2. The method according to claim 1, wherein the at least one process parameter is a momentary velocity value of an overall velocity regulator.

3. The method according to claim 2, wherein the calculation of the control variable comprises the calculation of an integral over the momentary overall velocity value.

4. The method according to claim 1 wherein the at least one process parameter comprises a downtime that characterizes a stationary point in the machining process.

5. The method according to claim 1 wherein step (b) includes the following steps:

(b1) for a control variable at which a process variable measured value has been determined, determining a time neighbourhood around this control variable,

(b2) determining at least one reference control variable from the time neighbourhood for which at least one reference process variable measured value exists which has been recorded in a previous, identical machining process, and

(b3) calculating a tolerance range using the at least one reference process variable measured value.

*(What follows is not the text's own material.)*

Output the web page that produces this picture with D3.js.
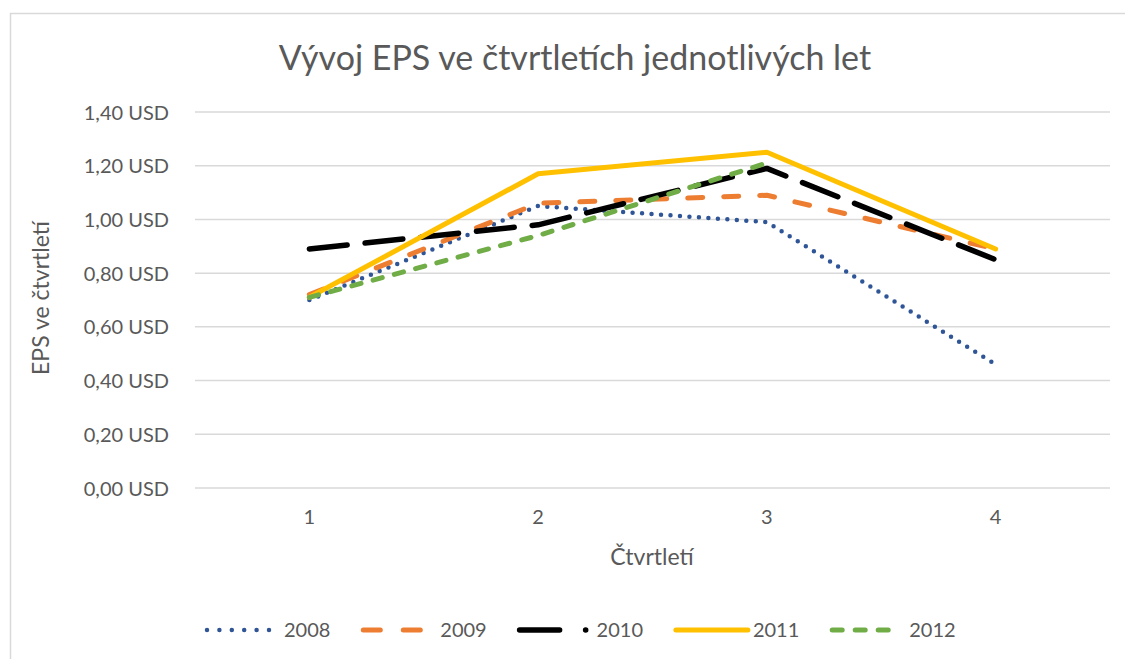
<!DOCTYPE html>
<html>
<head>
<meta charset="utf-8">
<script src="https://cdn.jsdelivr.net/npm/d3@7"></script>
<style>
  body { margin: 0; background: #fff; }
  text { font-family: Lato, "Open Sans", sans-serif; fill: #595959; }
</style>
</head>
<body>
<div id="chart"></div>
<script>
// Data
const quarters = [1, 2, 3, 4];
const years = ["2008", "2009", "2010", "2011", "2012"];
const eps2008 = [0.70, 1.05, 0.99, 0.46];
const eps2009 = [0.72, 1.06, 1.09, 0.89];
const eps2010 = [0.89, 0.98, 1.19, 0.85];
const eps2011 = [0.71, 1.17, 1.25, 0.89];
const eps2012 = [0.71, 0.94, 1.21, null];
const yTicks = [0, 0.2, 0.4, 0.6, 0.8, 1.0, 1.2, 1.4];

const series = [
  { name: "2008", values: eps2008, color: "#2F5597", width: 4.5, dash: "0 9.5", legendDash: "0 12.4", len: 65 },
  { name: "2009", values: eps2009, color: "#ED7D31", width: 5, dash: "15 21", legendDash: "17 23", len: 63 },
  { name: "2010", values: eps2010, color: "#000000", width: 5.5, dash: "38 18", legendDash: "40 26 0.1 40", len: 70 },
  { name: "2011", values: eps2011, color: "#FFC000", width: 5, dash: null, legendDash: null, len: 72 },
  { name: "2012", values: eps2012, color: "#70AD47", width: 5, dash: "9.5 12.5", legendDash: "10 13", len: 62 }
];

const W = 1125, H = 659;
const margin = { top: 112, right: 15, bottom: 171, left: 195 };

const svg = d3.select("#chart").append("svg")
  .attr("width", W).attr("height", H);

// chart border
svg.append("rect")
  .attr("x", 10.5).attr("y", 13.5)
  .attr("width", W).attr("height", H)
  .attr("fill", "none").attr("stroke", "#d9d9d9").attr("stroke-width", 1.5);

const x = d3.scaleBand().domain(quarters).range([margin.left, W - margin.right]);
const y = d3.scaleLinear().domain([0, 1.4]).range([H - margin.bottom, margin.top]);

// gridlines
svg.append("g")
  .selectAll("line")
  .data(yTicks)
  .enter()
  .append("line")
  .attr("x1", margin.left).attr("x2", W - margin.right)
  .attr("y1", d => y(d)).attr("y2", d => y(d))
  .attr("stroke", "#d9d9d9").attr("stroke-width", 1.5);

// y axis labels
const fmt = d => d.toFixed(2).replace(".", ",") + " USD";
const yAxis = svg.append("g")
  .attr("transform", "translate(" + (margin.left - 23) + ",0)")
  .call(d3.axisLeft(y).tickValues(yTicks).tickFormat(fmt).tickSize(0));
yAxis.select(".domain").remove();
yAxis.selectAll("text")
  .attr("font-size", 20).attr("dx", 0).attr("dy", "0.35em")
  .style("font-family", "Lato, 'Open Sans', sans-serif").attr("fill", "#595959");

// x axis labels
const xAxis = svg.append("g")
  .attr("transform", "translate(0," + (H - margin.bottom) + ")")
  .call(d3.axisBottom(x).tickSize(0).tickPadding(22));
xAxis.select(".domain").remove();
xAxis.selectAll("text")
  .attr("font-size", 20)
  .style("font-family", "Lato, 'Open Sans', sans-serif").attr("fill", "#595959");

// lines
const line = d3.line()
  .defined(d => d.v !== null)
  .x(d => x(d.q) + x.bandwidth() / 2)
  .y(d => y(d.v));

series.forEach(s => {
  svg.append("path")
    .datum(quarters.map((q, i) => ({ q: q, v: s.values[i] })))
    .attr("d", line)
    .attr("fill", "none")
    .attr("stroke", s.color)
    .attr("stroke-width", s.width)
    .attr("stroke-linecap", "round")
    .attr("stroke-linejoin", "round")
    .attr("stroke-dasharray", s.dash);
});

// title
svg.append("text")
  .attr("x", 575).attr("y", 70)
  .attr("text-anchor", "middle")
  .attr("font-size", 34)
  .text("Vývoj EPS ve čtvrtletích jednotlivých let");

// axis titles
svg.append("text")
  .attr("text-anchor", "middle")
  .attr("transform", "translate(652,565)")
  .attr("font-size", 23)
  .text("Čtvrtletí");

svg.append("text")
  .attr("text-anchor", "middle")
  .attr("transform", "translate(49,298)rotate(-90)")
  .attr("font-size", 23)
  .text("EPS ve čtvrtletí");

// legend
const legend = svg.append("g").attr("transform", "translate(207,630)");
series.forEach((s, i) => {
  const g = legend.append("g").attr("transform", "translate(" + (i * 156.3) + ",0)");
  g.append("line")
    .attr("x1", 0).attr("x2", s.len)
    .attr("y1", 0).attr("y2", 0)
    .attr("stroke", s.color)
    .attr("stroke-width", s.width)
    .attr("stroke-linecap", "round")
    .attr("stroke-dasharray", s.legendDash);
  g.append("text")
    .attr("x", 77).attr("y", 0).attr("dy", "0.35em")
    .attr("font-size", 20)
    .text(s.name);
});
</script>
</body>
</html>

6. The method according to claim 5 wherein the tolerance range is calculated using a maximum and a minimum above the reference process variable measured values.

7. The method according to claim 1 further comprising:

(a) recording an end of a positioning movement and/or a start of a feed movement, and

(b) setting the control variable (i) to a predefined value.

8. A controller for a material-removing machine tool, comprising:

(a) a process variable recording device configured to determine process variable measured values of a process variable based on a parameter, and

(b) a processing unit which comprises a digital memory (20), wherein the digital memory is non-transient and is encoded with instructions for monitoring the machine tool according to the method of claim 1.

9. The controller according to claim 8, further comprising a cascade regulator that is controlled using the instructions encoded in the digital memory.

10. A machine tool with a controller according to claim 8.

11. The method of claim 1 wherein the machine tool is a material-removing machine tool, and wherein the control variable is a scalar control variable.